Tot slot overweegt de rechter-commissaris over de verzoeken over de niet-ontvankelijkheid van het openbaar ministerie nog het volgende. Het procesdossier biedt geen aanknopingspunten voor de stelling dat de Nederlandse rechter-commissaris is omzeild – integendeel. Dit geldt evenzo voor de stelling dat het openbaar ministerie bewust onwaarheden zou verkondigen over de inbeslagname van servers of door Nederland geleverde technische bijstand (het ‘man in the middle’-fenomeen). De rechter commissaris verwijst daarbij in het bijzonder naar voornoemde arresten, en overigens naar inmiddels bestendige rechtspraak op dit punt waaruit volgt dat ‘moeizame informatieverstrekking’ nog geen begin van aannemelijkheid is dat het openbaar ministerie procesdeelnemers bewust misleidt.
Het voorgaande komt erop neer dat alle onderzoekwensen onder A en B zullen worden afgewezen.
Onderzoekswensen onder C: betrouwbaarheid gegevens
In voornoemd arrest van de Hoge Raad is geoordeeld dat reeds uit het vertrouwensbeginsel volgt dat PGP-data van Frankrijk zoals in deze strafzaak aan de orde, in beginsel betrouwbaar zijn. Het procesdossier bevat meerdere stukken waaruit dit blijkt, zoals de NFI-rapporten en het hashwaarden-proces-verbaal. Daarnaast heeft de officier van justitie verwezen naar de bevindingen van deskundige Schramp hierover in andere strafrechtelijke onderzoeken. Waarom, in het licht van deze informatie en bestendige rechtspraak, aanvullend onderzoek nodig is, is ontoereikend gemotiveerd. Er zijn geen concrete aanwijzingen voor mogelijke onbetrouwbaarheid naar voren gebracht. Ten overvloede wijst de rechter-commissaris erop dat de officier van justitie over de verstrekking van de ruwe SkyECC-data en de secundaire dataset inclusief niet-ontsleutelde data, heeft vermeld dat deze ruwe data (om verschillende redenen) niet geleverd (kunnen) worden door het openbaar ministerie, dat inzage feitelijk niet mogelijk is en dat deze data grotendeels versleuteld zijn.
Het voorgaande komt erop neer dat alle onderzoekwensen onder C zullen worden afgewezen.

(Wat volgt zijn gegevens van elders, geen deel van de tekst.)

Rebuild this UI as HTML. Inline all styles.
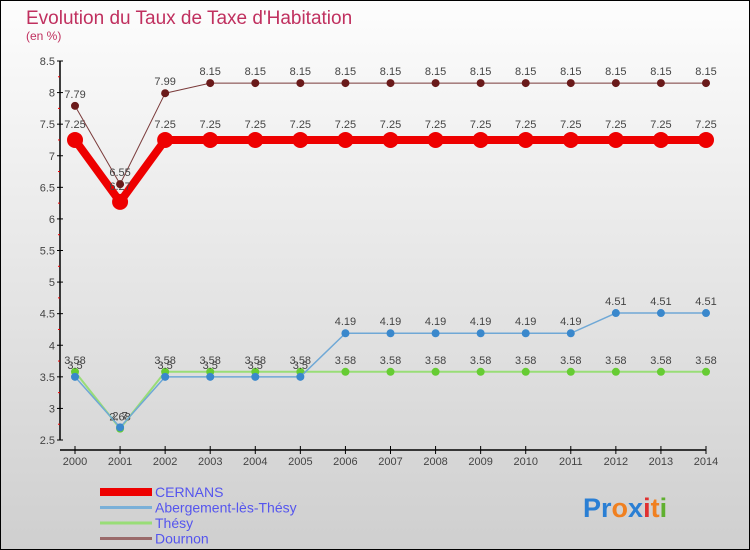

Onderzoekswensen onder D en E: identificatie en interpretatie
De motivering van de afwijzing van voorgaande onderzoekswensen is ook van toepassing op een deel van de verzoeken onder D en E. Verder geldt dat het procesdossier een proces-verbaal van identificatie van de verdachte bevat. Concrete argumenten waarom dit proces-verbaal onjuist of onvolledig is, zijn niet aangevoerd. Hoe inzage in de verzochte documenten (D1-4) kan leiden tot andere inzichten is ook niet aangevoerd. Het is uiteindelijk aan de zittingsrechter om de identificatie te waarderen en de inhoud van de communicatie te duiden. Concrete verweren op dit punt, bijvoorbeeld in de vorm van een alternatief scenario, kunnen eventueel nader worden onderzocht. Vooralsnog is van dergelijke verweren geen sprake.
Het voorgaande komt erop neer dat alle onderzoekwensen onder D en E zullen worden afgewezen.
Beslissing
De rechter-commissaris:
wijst alle verzoeken af.
De verdachte kan tegen de afwijzing binnen veertien dagen een bezwaarschrift indienen bij de rechtbank.
Deze beslissing is op 29 september 2025 genomen door mr. M. Diepenhorst, rechter-commissaris.